Raja Sahab of Kawardha State
- Reign: 1920 – 1948
- Predecessor: Raja Yadunath Singh
- Successor: Raja Vishwaraj Pratap Singh
- Born: 18 August 1910
- Died: 20 August 1959 (aged 49)
- Spouse: Rani Priyamwada Devi
- Issue: Raja Vishwaraj Pratap Singh Kumar Yashwant Raj Singh
- House: Kawardha, Chhattisgarh
- Dynasty: Raj Gond
- Father: Raja Yadunath Singh
- Mother: Rani Devkumari Devi

= Dharamraj Singh =

Indian ruler and politician

Raja Dharamraj Singh (18 August 1910 - 20 August 1959) was the Raja of the princely state of Kawardha State from 1920 till 1948, when the Kawardha merged into Union of India. He later became active politician of Indian National Congress.He was born on 18 August 1910 at Kawardha.

== Early life ==
He succeeded his father Raja Yadunath Singh upon his death in 1920. However, he was installed as Ruler on the 15th April 1932 on attaining his age. He was educated at Rajkumar College, Raipur
He married the Rani Priyamwada Devi daughter of Thakur Janardan Singh, a Raj Gond Zamindar of Birra, Maihar in Central India and has two sons.Raja Vishwaraj Pratap Singh and Kumar Yashwant Raj Singh.

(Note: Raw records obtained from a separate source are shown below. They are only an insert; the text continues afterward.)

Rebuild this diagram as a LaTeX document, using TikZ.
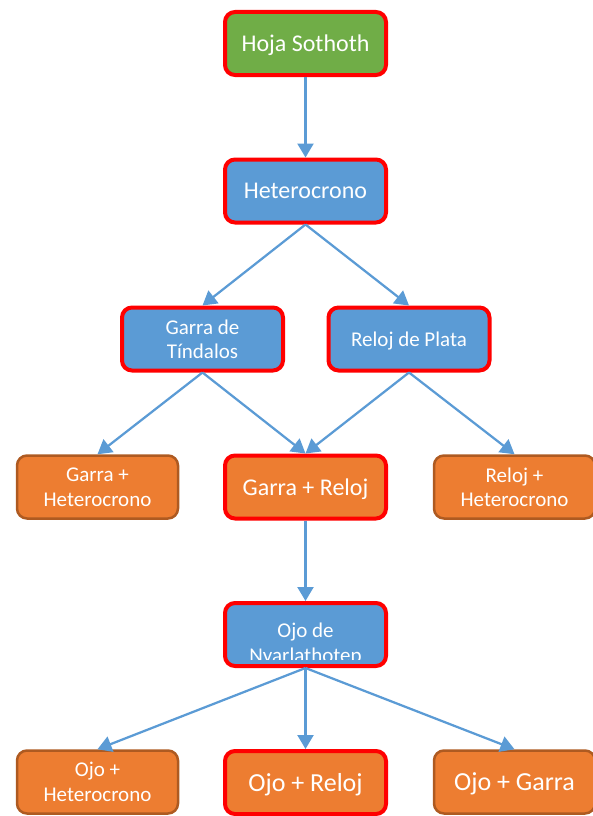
\documentclass[tikz,border=0pt]{standalone}
\usepackage{fontspec}
\setmainfont{Carlito}
\usetikzlibrary{positioning}
\usetikzlibrary{arrows.meta}

\begin{document}
\begin{tikzpicture}[x=1pt,y=-1pt]
    % Farben
    \definecolor{Box_green}{RGB}{112,173,71}
    \definecolor{Box_blue}{RGB}{91,155,213}
    \definecolor{Box_orange}{RGB}{237,125,49}
    \definecolor{Box_brown}{RGB}{174,90,33}

    \tikzset{
        block/.style={rectangle, rounded corners=10pt, minimum width=161pt, minimum height=63pt, text=white, text depth=0pt, align=center, font=\fontsize{21}{24.5}\selectfont},
        focus/.style={draw=red, line width=4pt},
        combo/.style={block, draw=Box_brown, line width=2.5pt, fill=Box_orange},
        big/.style={font=\fontsize{24}{29}\selectfont},
        huge/.style={font=\fontsize{26}{31}\selectfont},
        arrow/.style={-{Triangle[length=14pt,width=16pt]}, draw=Box_blue, line width=2.25pt}
    }

    \useasboundingbox (0,0) rectangle (592,816);

    % Startpunkt
    \node[block, focus, fill=Box_green, big] (hoja) at (305.5,43.5) {Hoja Sothoth};
    \node[block, focus, fill=Box_blue, big] (hetero) at (305.5,191) {Heterocrono};

    % Zweite Ebene
    \node[block, focus, fill=Box_blue] (garra) at (202.5,339) {Garra de\\Tíndalos};
    \node[block, focus, fill=Box_blue] (reloj) at (409,339) {Reloj de Plata};

    % Kombinationen
    \node[combo] (garrahet) at (97.5,487) {Garra +\\Heterocrono};
    \node[block, focus, fill=Box_orange, big] (garrareloj) at (305.5,487) {Garra + Reloj};
    \node[combo] (relojhet) at (514.5,487) {Reloj +\\Heterocrono};

    % Ojo (Text abgeschnitten)
    \node[block, focus, fill=Box_blue] (ojo) at (305.5,634.5) {};
    \begin{scope}
        \clip (227,605) rectangle (384,659);
        \node[text=white, align=center, font=\fontsize{21}{25}\selectfont] (ojotext) at (305.5,644) {Ojo de\\Nyarlathotep};
    \end{scope}

    % Letzte Ebene
    \node[combo] (ojohet) at (97.5,782) {Ojo +\\Heterocrono};
    \node[block, focus, fill=Box_orange, huge] (ojoreloj) at (305.5,782.5) {Ojo + Reloj};
    \node[combo, huge] (ojogarra) at (514.5,782) {Ojo + Garra};

    % Verbindungen
    \draw[arrow] (hoja.south) -- (hetero.north);
    \draw[arrow] (hetero.south) -- (garra.north);
    \draw[arrow] (hetero.south) -- (reloj.north);
    \draw[arrow] (garra.south) -- (garrahet.north);
    \draw[arrow] (garra.south) -- (garrareloj.north);
    \draw[arrow] (reloj.south) -- (garrareloj.north);
    \draw[arrow] (reloj.south) -- (relojhet.north);
    \draw[arrow] (garrareloj.south) -- (ojo.north);
    \draw[arrow] (ojo.south) -- (ojohet.north);
    \draw[arrow] (ojo.south) -- (ojoreloj.north);
    \draw[arrow] (ojo.south) -- (ojogarra.north);
\end{tikzpicture}
\end{document}
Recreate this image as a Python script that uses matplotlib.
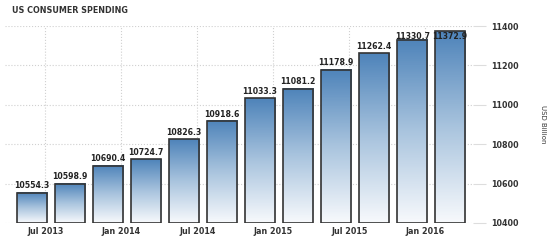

== Construction of Kawardha Palace (Moti Mahal) ==
The Kawardha Palace was designed and built in the period 1936-39 by Raja Lal Dharamraj Singh, using the best Italian marble and stone, stands out in the 11 acres of lush green garden.

== Political career ==
After independence of India, he became a politician. He represented Kawardha Vidhan Sabha constituency of undivided Madhya Pradesh Legislative Assembly by winning General election of 1957 as an Indian National Congress candidate.

He died on 20 August 1959 and his eldest son Vishwaraj Pratap Singh, inherited the title of Raja of Kawardha.